Fast food retailer acts after staff request guaranteed work because of personal difficulties caused by employment status
McDonald’s staff in nine restaurants have been given the chance to move from controversial ‘hourly paid contracts’ onto fixed-hours contracts, after employees reported difficulties when applying for mortgages and loans.
The chain, which employs 87,000 staff on what it describes as hourly paid contracts – widely referred to as zero-hours contracts – said a “small but growing” number of staff had requested the move, which will be rolled out across the UK.
The trial started in three restaurants in the north west in January and will now be adopted in six other branches. Under the initiative, staff can choose to switch to a four-hour, 16-hour or 30-hour contract.
A spokesperson for McDonald’s said the scheme would run in these six branches over the summer and if successful, could be rolled out across the UK within a year.
According to the Office for National Statistics, the number of people on zero-hours contracts surpassed 800,000 for the first time in the last three months of 2015, despite the negative publicity they have attracted.
McDonald’s has faced particular criticism for employing people on contracts with no guarantee of regular work, as has high street retailer Sports Direct. Protesters from the Fast Food Rights and Better than Zero campaigns recently demonstrated outside a McDonald’s in Glasgow against the use of zero hours.
The Financial Conduct Authority warned this month that the irregularity of zero-hours contracts makes it harder for workers to plan and save.
The McDonald’s spokesperson said 80 per cent of staff in the initial three restaurants trialled had opted to stay on hourly paid contracts.
“We don’t recognise zero-hours contracts and the negativity around exclusivity clauses, including no sick pay and holiday pay.
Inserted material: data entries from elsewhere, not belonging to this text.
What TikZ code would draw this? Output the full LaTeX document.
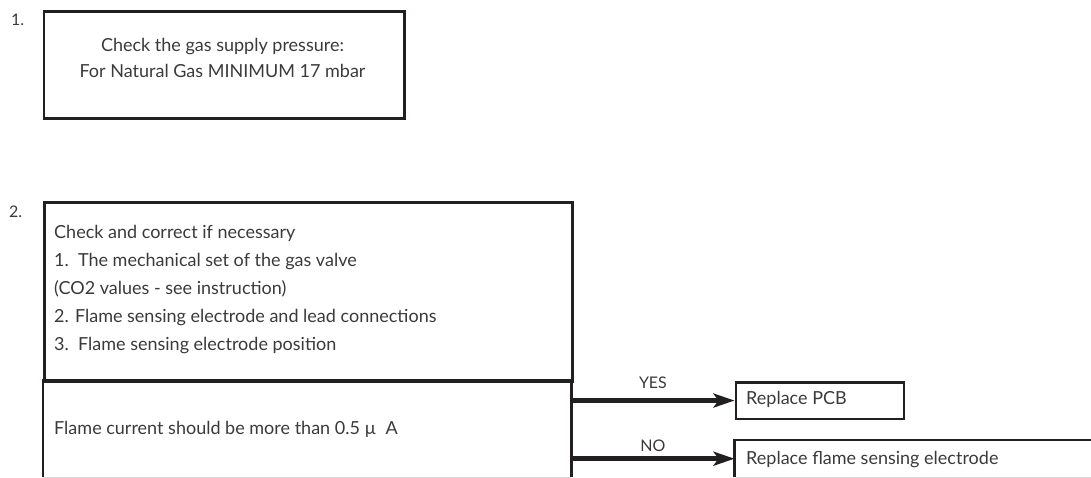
\documentclass[tikz,border=0pt]{standalone}
\usepackage{fontspec}
\setmainfont{Lato}
\usetikzlibrary{arrows.meta}
\definecolor{ink}{HTML}{231F20}
\definecolor{txt}{HTML}{3A3A3A}
\tikzset{
  boxline/.style={draw=ink, line width=2.6pt},
  frame/.style={boxline, rectangle, inner sep=0pt, anchor=north west},
  open/.style={draw=none, rectangle, inner sep=0pt, anchor=north west},
  bottomline/.style={draw=black!15, line width=0.8pt},
  txtstyle/.style={text=txt, font=\fontsize{18}{27}\selectfont, inner sep=0pt},
  arr/.style={draw=ink, line width=4.5pt, -{Stealth[length=21pt, width=14pt, inset=5pt]}},
  lbl/.style={txtstyle, font=\fontsize{16}{20}\selectfont}
}
\begin{document}
\begin{tikzpicture}[x=1pt, y=-1pt]
\useasboundingbox (0,0) rectangle (1091,478);
% step numbers
\node[lbl, anchor=north west] (n1) at (11,14) {1.};
\node[lbl, anchor=north west] (n2) at (9,206) {2.};
% box 1
\node[frame, minimum width=360.5pt, minimum height=107pt] (b1) at (42.5,10.5) {};
\node[txtstyle, align=center, font=\fontsize{18}{26}\selectfont] (t1) at (222.5,58) {Check the gas supply pressure:\\For Natural Gas MINIMUM 17 mbar};
% box 2 upper
\node[frame, minimum width=528pt, minimum height=179pt] (b2a) at (43,201) {};
\node[txtstyle, align=left, anchor=north west, font=\fontsize{18}{28}\selectfont] (t2) at (54,225) {Check and correct if necessary\\1.\ \ The mechanical set of the gas valve\\(CO2 values - see instruction)\\2. Flame sensing electrode and lead connections\\3.\ \ Flame sensing electrode position};
% box 2 lower
\node[open, minimum width=528pt, minimum height=97pt] (b2b) at (43,380) {};
\draw[boxline] (b2b.south west) -- (b2b.north west) -- (b2b.north east) -- (b2b.south east);
\draw[bottomline] (b2b.south west) -- (b2b.south east);
\node[txtstyle, anchor=west] (t3) at (54,429) {Flame current should be more than 0.5 µ\ \ A};
% replace PCB
\node[frame, minimum width=168pt, minimum height=36.5pt] (pcb) at (734.5,381) {};
\node[txtstyle, anchor=west] (t4) at (746,399.5) {Replace PCB};
% replace flame sensing electrode
\node[open, minimum width=360pt, minimum height=37pt] (fse) at (734.5,440) {};
\draw[boxline] (fse.south west) -- (fse.north west) -- (fse.north east);
\draw[bottomline] (fse.south west) -- (fse.south east);
\node[txtstyle, anchor=west] (t5) at (746,459.5) {Replace flame sensing electrode};
% arrows
\draw[arr] (b2b.east |- pcb.west) -- (pcb.west) node[lbl, midway, above=10pt] (yes) {YES};
\draw[arr] (b2b.east |- fse.west) -- (fse.west) node[lbl, midway, above=5pt] (no) {NO};
\end{tikzpicture}
\end{document}
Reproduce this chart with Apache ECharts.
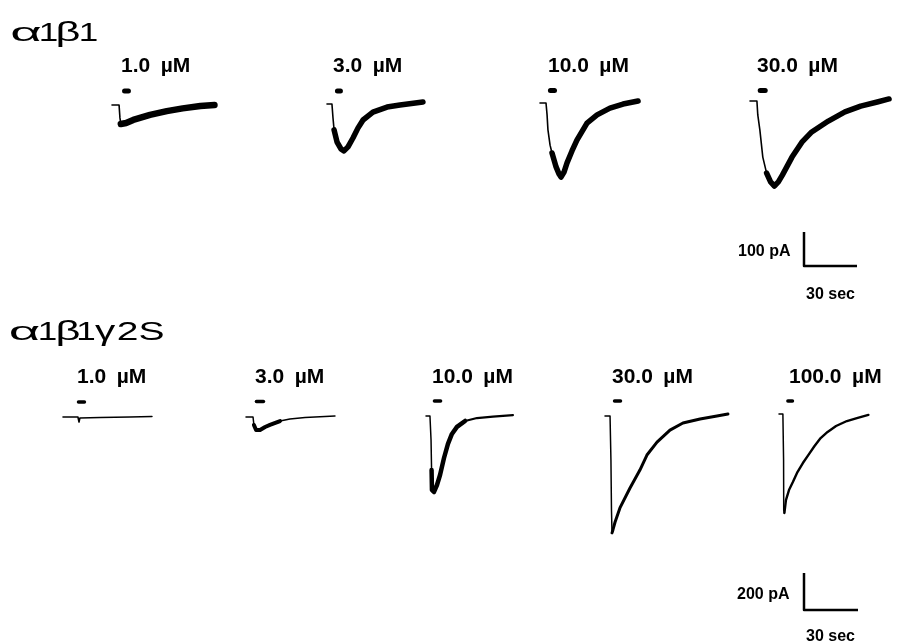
<!DOCTYPE html>
<html>
<head>
<meta charset="utf-8">
<script src="https://cdn.jsdelivr.net/npm/echarts@6/dist/echarts.min.js"></script>
<style>
  html, body { margin: 0; padding: 0; background: #fff; }
  #chart { width: 897px; height: 644px; }
</style>
</head>
<body>
<div id="chart"></div>
<script>
// ---------------- DATA (time in s, current in pA; inward current negative) ----------------
const TOP_TITLE = ['α', '1', 'β', '1'];
const BOT_TITLE = ['α', '1', 'β', '1', 'γ', '2', 'S'];
const TOP_CONC = ['1.0\u2002µM', '3.0\u2002µM', '10.0\u2002µM', '30.0\u2002µM'];
const BOT_CONC = ['1.0\u2002µM', '3.0\u2002µM', '10.0\u2002µM', '30.0\u2002µM', '100.0\u2002µM'];

// α1β1 traces
const top_1 = [[0,0],[4,0],[4.5,-38],[5,-56],[8,-53],[12,-44],[21.5,-29],[31,-18],[40,-10],[50,-3],[58,0]];
const top_3 = [[0,0],[2.8,0],[3.4,-41],[4,-76],[5.7,-112],[7.9,-132],[9.6,-138],[11.9,-126],[14.7,-100],[17.5,-71],[20.4,-47],[26,-24],[34,-9],[41.3,-3],[54.3,6]];
const top_10 = [[0,0],[3.4,0],[4,-35],[4.5,-79],[5.7,-124],[6.8,-147],[9.1,-188],[10.8,-209],[11.9,-218],[13.6,-203],[15.3,-176],[18.1,-141],[20.9,-109],[26.6,-59],[32.3,-35],[39.6,-15],[47,-3],[55.5,6]];
const top_30 = [[0,0],[4,0],[4.5,-41],[5.7,-85],[7.4,-165],[9.6,-212],[11.9,-238],[14.1,-250],[16.4,-238],[18.7,-218],[24.3,-165],[30,-121],[35.7,-91],[45.3,-59],[54.9,-32],[64,-15],[73.6,-3],[80.4,6]];

// α1β1γ2S traces
const bot_1 = [[0,0],[8.3,0],[8.9,-27],[9.4,-5],[20.6,-3],[37.2,0],[49.4,3]];
const bot_3 = [[0,0],[3.9,0],[4.4,-43],[5.6,-70],[7.8,-70],[10.6,-54],[13.3,-43],[18.9,-22],[24.4,-11],[32.8,-3],[49.4,5]];
const bot_10 = [[0,0],[2.2,0],[2.8,-130],[3.1,-292],[3.3,-400],[4.4,-411],[6.1,-373],[7.8,-319],[10,-227],[12.2,-151],[14.4,-97],[17.2,-59],[21.7,-27],[28.3,-11],[37.2,-3],[48.3,5]];
const bot_30 = [[0,0],[2.8,0],[3.3,-238],[3.6,-508],[3.9,-632],[4.4,-616],[5.6,-573],[8.3,-497],[13.9,-389],[19.4,-292],[23.3,-211],[28.9,-141],[36.1,-76],[43.3,-38],[52.8,-16],[62.2,0],[68.3,11]];
const bot_100 = [[0,0],[2.8,0],[3.3,-249],[3.4,-519],[3.9,-535],[5,-465],[7.2,-411],[10,-368],[13.3,-314],[17.2,-265],[21.1,-222],[25.6,-173],[30,-130],[35,-97],[41.1,-65],[48.9,-38],[56.1,-22],[64.4,-5]];

// agonist application bars: [start s, end s, level pA]
const TOP_APPS = [[7.1,9.3,41],[5.9,7.6,38],[5.9,8.2,37],[5.9,8.8,31]];
const BOT_APPS = [[8.6,11.9,81],[5.8,9.7,84],[4.7,8.1,81],[5.3,8.6,81],[6.4,9.7,70]];

// scale bars
const SCALE_TOP = [[0,100],[0,0],[30,0]];
const SCALE_BOT = [[0,200],[0,0],[30,0]];
const SCALE_TOP_LABELS = ['100 pA', '30 sec'];
const SCALE_BOT_LABELS = ['200 pA', '30 sec'];

// ---------------- LAYOUT / STYLE ----------------
const TOP_TRACES = [top_1, top_3, top_10, top_30];
const BOT_TRACES = [bot_1, bot_3, bot_10, bot_30, bot_100];
const TOP_POS = [[112,105],[327,104],[540,103],[750,101]];
const BOT_POS = [[63,417],[246,417],[426,416],[605,416],[779,414]];
// [thickFromIdx, thickToIdx, thinWidth, thickWidth, tailWidth]
const TOP_STYLE = [[3,10,1.6,6.5,6],[3,14,1.6,5.5,4],[5,17,1.6,5.5,4],[5,17,1.6,5.5,4]];
const BOT_STYLE = [[0,6,1.5,1.6,1.6],[2,7,1.5,4,1.6],[3,12,1.5,4.5,2.2],[4,16,1.5,3,3],[4,17,1.5,2.4,2.4]];
const TOP_LABEL_POS = [121,333,548,757];
const BOT_LABEL_POS = [77,255,432,612,789];
// title glyph layout: [centerX, fontSize, scaleX]
const TOP_TITLE_LAYOUT = [[26,26,2.1],[48.5,26,1.35],[68,28,1.55],[88.5,26,1.35]];
const BOT_TITLE_LAYOUT = [[24.5,26,2.1],[47.5,26,1.35],[68,28,1.55],[86,26,1.35],[105,27,1.5],[127.5,26,1.5],[151.5,26,1.5]];

const PXS_TOP = 53/30, PXA_TOP = 34/100;
const PXS_BOT = 54/30, PXA_BOT = 37/200;
const XR = [0, 85];
const YR_TOP = [-300, 60], YR_BOT = [-700, 120];

const grids = [], xAxes = [], yAxes = [], series = [], graphics = [];

function addGrid(left, baseline, pxS, pxA, yr, xr) {
  const idx = grids.length;
  grids.push({ left: left, top: baseline - yr[1] * pxA,
    width: (xr[1] - xr[0]) * pxS, height: (yr[1] - yr[0]) * pxA, show: false, containLabel: false });
  xAxes.push({ type: 'value', gridIndex: idx, min: xr[0], max: xr[1], show: false });
  yAxes.push({ type: 'value', gridIndex: idx, min: yr[0], max: yr[1], show: false });
  return idx;
}
function line(idx, data, width, cap) {
  series.push({ type: 'line', xAxisIndex: idx, yAxisIndex: idx, data: data,
    symbol: 'none', showSymbol: false, clip: false, silent: true, animation: false,
    lineStyle: { color: '#000', width: width, cap: cap || 'round', join: 'round' } });
}
function addTrace(idx, data, st) {
  const a = st[0], b = st[1];
  if (a > 0) line(idx, data.slice(0, a + 1), st[2]);
  line(idx, data.slice(a, b + 1), st[3]);
  if (b < data.length - 1) line(idx, data.slice(b), st[4]);
}
function text(str, x, baseline, fs, weight, scaleX, align) {
  graphics.push({ type: 'text', x: x, y: baseline - 0.35 * fs, scaleX: scaleX || 1, silent: true,
    style: { text: str, font: weight + ' ' + fs + 'px "Liberation Sans", Arial, sans-serif',
      fill: '#000', align: align || 'left', verticalAlign: 'middle',
      textAlign: align || 'left', textVerticalAlign: 'middle' } });
}

TOP_TRACES.forEach(function (tr, i) {
  const g = addGrid(TOP_POS[i][0], TOP_POS[i][1], PXS_TOP, PXA_TOP, YR_TOP, XR);
  addTrace(g, tr, TOP_STYLE[i]);
  const ap = TOP_APPS[i];
  line(g, [[ap[0], ap[2]], [ap[1], ap[2]]], 5);
  text(TOP_CONC[i], TOP_LABEL_POS[i], 74, 21, 'bold');
});
BOT_TRACES.forEach(function (tr, i) {
  const g = addGrid(BOT_POS[i][0], BOT_POS[i][1], PXS_BOT, PXA_BOT, YR_BOT, XR);
  addTrace(g, tr, BOT_STYLE[i]);
  const ap = BOT_APPS[i];
  line(g, [[ap[0], ap[2]], [ap[1], ap[2]]], 3.5);
  text(BOT_CONC[i], BOT_LABEL_POS[i], 385, 21, 'bold');
});

const gs1 = addGrid(804, 266, PXS_TOP, PXA_TOP, [0, 100], [0, 30]);
line(gs1, SCALE_TOP, 2.5, 'butt');
const gs2 = addGrid(804, 610, PXS_BOT, PXA_BOT, [0, 200], [0, 30]);
line(gs2, SCALE_BOT, 2.5, 'butt');

TOP_TITLE.forEach(function (ch, i) {
  const L = TOP_TITLE_LAYOUT[i];
  text(ch, L[0], 43, L[1], 'normal', L[2], 'center');
});
BOT_TITLE.forEach(function (ch, i) {
  const L = BOT_TITLE_LAYOUT[i];
  text(ch, L[0], 342, L[1], 'normal', L[2], 'center');
});
text(SCALE_TOP_LABELS[0], 738, 257, 16, 'bold');
text(SCALE_TOP_LABELS[1], 806, 300, 16, 'bold');
text(SCALE_BOT_LABELS[0], 737, 600, 16, 'bold');
text(SCALE_BOT_LABELS[1], 806, 642, 16, 'bold');

const chart = echarts.init(document.getElementById('chart'), null, { renderer: 'canvas' });
chart.setOption({
  backgroundColor: '#fff',
  animation: false,
  grid: grids, xAxis: xAxes, yAxis: yAxes, series: series,
  graphic: graphics
});
</script>
</body>
</html>
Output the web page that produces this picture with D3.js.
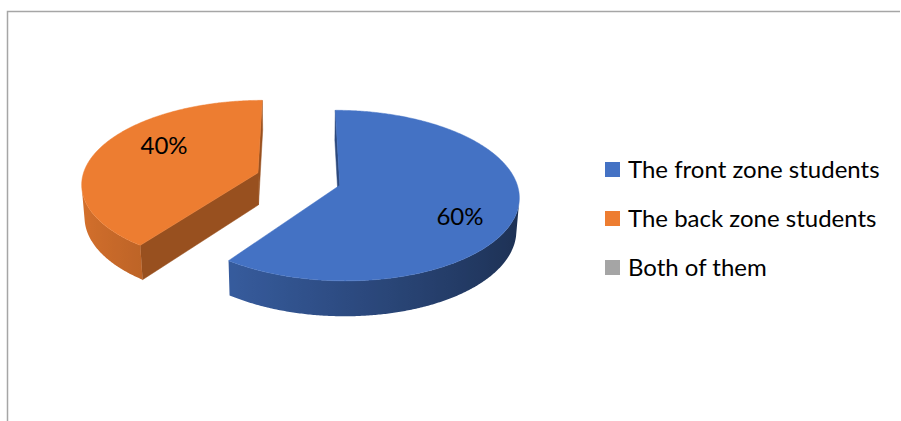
<!DOCTYPE html>
<html>
<head>
<meta charset="utf-8">
<script src="https://cdn.jsdelivr.net/npm/d3@7"></script>
<style>
  body { margin: 0; background: #fff; }
  svg { display: block; }
  text { font-family: Lato, "Open Sans", sans-serif; fill: #000; }
</style>
</head>
<body>
<script>
// Survey answers
const categories = ["The front zone students", "The back zone students", "Both of them"];
const shares = [60, 40, 0];
const colors = ["#4472C4", "#ED7D31", "#A5A5A5"];

const W = 901, H = 421;
const svg = d3.select("body").append("svg").attr("width", W).attr("height", H);
const defs = svg.append("defs");

// chart frame (left and top edges)
svg.append("path")
  .attr("d", "M7.5,421V11.5H900")
  .attr("fill", "none")
  .attr("stroke", "#A6A6A6")
  .attr("stroke-width", 1.5);

// ---- 3D pie geometry ----
const cx = 298.5, cy = 179;      // screen position of the pie centre
const R = 176;                   // radius
const T = 37;                    // thickness
const explode = 43;              // slice explosion distance
const phi = Math.asin(0.469);    // viewing elevation
const dist = 1300;               // camera distance (perspective)
const sinP = Math.sin(phi), cosP = Math.cos(phi);
const cam = [0, dist * cosP, dist * sinP];

// world: x right, f toward viewer, u up
function project([x, f, u]) {
  const d = f * cosP + u * sinP;
  const s = dist / (dist - d);
  return [cx + x * s, cy + (f * sinP - u * cosP) * s];
}

const pie = d3.pie().sort(null).value(d => d).startAngle(0).endAngle(2 * Math.PI);
const arcs = pie(shares).map((a, i) => ({ ...a, i }));

const line = d3.line();

function shade(color, k) {
  return d3.interpolateRgb("#000", color)(k);
}

// side lighting: light coming from the left
const sideShade = d3.scaleLinear().domain([-1, 1]).range([0.9, 0.42]);
const cutShade = 0.64;

const slices = arcs.filter(a => a.value > 0).map(a => {
  const m = (a.startAngle + a.endAngle) / 2;
  const off = [explode * Math.sin(m), -explode * Math.cos(m)];
  return { ...a, m, off };
}).sort((p, q) => p.off[1] - q.off[1]);

const pieG = svg.append("g");

slices.forEach(sl => {
  const g = pieG.append("g");
  const col = colors[sl.i];
  const pt = (th, rho, u) => [sl.off[0] + rho * Math.sin(th), sl.off[1] - rho * Math.cos(th), u];
  const visible = (P, n) => (cam[0] - P[0]) * n[0] + (cam[1] - P[1]) * n[1] + (cam[2] - P[2]) * n[2] > 0;

  // radial cut faces
  [[sl.startAngle, sl.startAngle - Math.PI / 2], [sl.endAngle, sl.endAngle + Math.PI / 2]].forEach(([a, na]) => {
    const n = [Math.sin(na), -Math.cos(na), 0];
    const P = pt(a, R / 2, -T / 2);
    if (!visible(P, n)) return;
    const poly = [pt(a, 0, 0), pt(a, R, 0), pt(a, R, -T), pt(a, 0, -T)].map(project);
    const c = shade(col, cutShade);
    g.append("path").attr("d", line(poly) + "Z").attr("fill", c).attr("stroke", c).attr("stroke-width", 0.5);
  });

  // outer curved side: the visible stretch as one band with a horizontal gradient
  const steps = Math.ceil((sl.endAngle - sl.startAngle) / (Math.PI / 360));
  const da = (sl.endAngle - sl.startAngle) / steps;
  const vis = [];
  for (let k = 0; k <= steps; k++) {
    const a = sl.startAngle + k * da;
    const n = [Math.sin(a), -Math.cos(a), 0];
    if (visible(pt(a, R, -T / 2), n)) vis.push(a);
  }
  if (vis.length > 1) {
    const topPts = vis.map(a => project(pt(a, R, 0)));
    const botPts = vis.map(a => project(pt(a, R, -T))).reverse();
    const xs = topPts.map(p => p[0]);
    const x0 = d3.min(xs), x1 = d3.max(xs);
    const gid = `side-${sl.i}`;
    const grad = defs.append("linearGradient").attr("id", gid)
      .attr("gradientUnits", "userSpaceOnUse")
      .attr("x1", x0).attr("x2", x1).attr("y1", 0).attr("y2", 0);
    const stops = vis.map((a, k) => ({ o: (topPts[k][0] - x0) / (x1 - x0 || 1), c: shade(col, sideShade(Math.sin(a))) }))
      .sort((p, q) => p.o - q.o);
    grad.selectAll("stop").data(stops.filter((s, k) => k % 4 === 0 || k === stops.length - 1)).join("stop")
      .attr("offset", s => s.o).attr("stop-color", s => s.c);
    g.append("path").attr("d", line(topPts.concat(botPts)) + "Z").attr("fill", `url(#${gid})`);
  }

  // top face
  const top = [pt(0, 0, 0)];
  for (let k = 0; k <= steps; k++) top.push(pt(sl.startAngle + k * da, R, 0));
  g.append("path").attr("d", line(top.map(project)) + "Z").attr("fill", col).attr("stroke", col).attr("stroke-width", 0.5);

  // data label
  const la = sl.m + 12 * Math.PI / 180;
  const [lx, ly] = project(pt(la, 0.7 * R, 0));
  g.append("text")
    .attr("x", lx + 6)
    .attr("y", ly + 0.36 * 24)
    .attr("text-anchor", "middle")
    .attr("font-size", 24)
    .text(`${sl.value}%`);
});

// ---- legend ----
const legend = svg.append("g").attr("transform", "translate(605,162)");
const rows = legend.selectAll("g").data(categories).join("g")
  .attr("transform", (d, i) => `translate(0,${i * 49})`);
rows.append("rect").attr("width", 15).attr("height", 15).attr("fill", (d, i) => colors[i]);
rows.append("text").attr("x", 23).attr("y", 16).attr("font-size", 24).text(d => d);
</script>
</body>
</html>
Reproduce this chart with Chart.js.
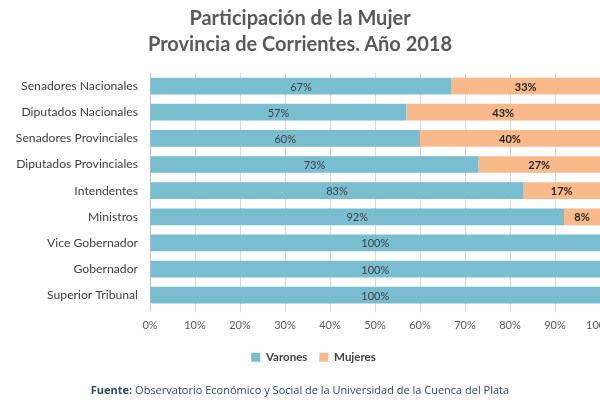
<!DOCTYPE html>
<html><head><meta charset="utf-8">
<script src="https://cdn.jsdelivr.net/npm/chart.js@4/dist/chart.umd.min.js"></script>
<style>
html,body{margin:0;padding:0;width:600px;height:400px;overflow:hidden;background:#fff;}
#wrap{position:absolute;left:0;top:0;width:640px;height:400px;}
#title{position:absolute;left:0;top:4px;width:600px;text-align:center;font:bold 20px Lato, sans-serif;color:#595959;line-height:26px;}
#source{position:absolute;left:0;top:382px;width:600px;text-align:center;font:11px "Open Sans", sans-serif;color:#2E4A62;}
#source b{font-weight:bold;}
</style></head><body>
<div id="wrap"><canvas id="c" width="640" height="400"></canvas></div>
<div id="title">Participación de la Mujer<br>Provincia de Corrientes. Año 2018</div>
<div id="source"><b>Fuente:</b> Observatorio Económico y Social de la Universidad de la Cuenca del Plata</div>
<script>
const categories = ["Senadores Nacionales","Diputados Nacionales","Senadores Provinciales","Diputados Provinciales","Intendentes","Ministros","Vice Gobernador","Gobernador","Superior Tribunal"];
const varones = [67,57,60,73,83,92,100,100,100];
const mujeres = [33,43,40,27,17,8,0,0,0];
const xTicks = [0,10,20,30,40,50,60,70,80,90,100];

const labelPlugin = {
  id:'barLabels',
  afterDatasetsDraw(chart){
    const ctx = chart.ctx;
    chart.data.datasets.forEach((ds,di)=>{
      const meta = chart.getDatasetMeta(di);
      meta.data.forEach((el,i)=>{
        const v = ds.data[i];
        if(!v) return;
        const cx = (el.x + el.base)/2;
        ctx.save();
        ctx.font = (di===1?'bold ':'') + '11px Lato, sans-serif';
        ctx.fillStyle = di===1 ? '#262626' : '#404040';
        ctx.textAlign='center'; ctx.textBaseline='middle';
        ctx.fillText(v+'%', cx, el.y+1);
        ctx.restore();
      });
    });
  }
};

new Chart(document.getElementById('c'),{
  type:'bar',
  data:{labels:categories,datasets:[
    {label:'Varones',data:varones,backgroundColor:'#79BDD1',barPercentage:0.64,categoryPercentage:1},
    {label:'Mujeres',data:mujeres,backgroundColor:'#F8BA8B',barPercentage:0.64,categoryPercentage:1}
  ]},
  options:{
    indexAxis:'y',responsive:false,animation:false,
    layout:{padding:{top:73,right:26,bottom:27,left:13}},
    plugins:{
      legend:{position:'bottom',labels:{boxWidth:9,boxHeight:9,padding:12,color:'#404040',font:{family:'Lato',size:11.5,weight:'bold'}}},
      tooltip:{enabled:false},title:{display:false}
    },
    scales:{
      x:{stacked:true,min:0,max:100,
         afterBuildTicks(s){ s.ticks = xTicks.map(v=>({value:v})); },
         afterFit(s){ s.paddingRight = 40; },
         ticks:{callback:v=>v+'%',color:'#595959',font:{family:'Lato',size:11},padding:7},
         grid:{color:'#D9D9D9',drawTicks:true,tickLength:4},border:{display:false}},
      y:{stacked:true,
         afterFit(s){ s.width = 137; },
         ticks:{color:'#404040',font:{family:'Lato',size:12.2},padding:12},
         grid:{display:false,drawTicks:false},border:{display:true,color:'#BFBFBF'}}
    }
  },
  plugins:[labelPlugin]
});
</script>
</body></html>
We have had the same contracts in place for more than 41 years in the UK; they are flexible contracts that afford all hourly paid people the same benefits and the same opportunities for training and development as our contracted, fixed-hours staff.
“We know that lots of people work for us because of our flexibility, such as being able to not work in school holidays or being able to work additional hours in the holidays. People know that whatever hours they request they will have, and if they want to increase or reduce that they can do so with great flexibility.”
Dr Alex Wood, an employment and labour market researcher at the University of Oxford, said the focus on contracts being ‘zero hours’ was not the real issue: “The issue is about flexibility and who has control of that flexibility. If you as a worker or employee have flexibility over your schedule that is a good thing for work-life balance, but usually with lower-end workers what happens is that the managers have all the control over that flexibility so you have a lot of insecurity.”
McDonald’s said staff were consulted about their rota on a fortnightly basis and were also able to swap shifts with family and friends without asking managers. Dr Wood said this sounded good in practice but he would like to see employees on casual contracts being given better mechanisms for making their voices heard.
“If you are contracted for zero hours and you are reliant on overtime to survive then if you say ‘I won’t do those extra hours’, workers fear they will not get any more hours in the future. If you have workers who do not have much bargaining power because they do not have very in-demand skills, and they don’t have collective power through a union, they are going to feel vulnerable in any discussion with a manager,” Dr Wood added.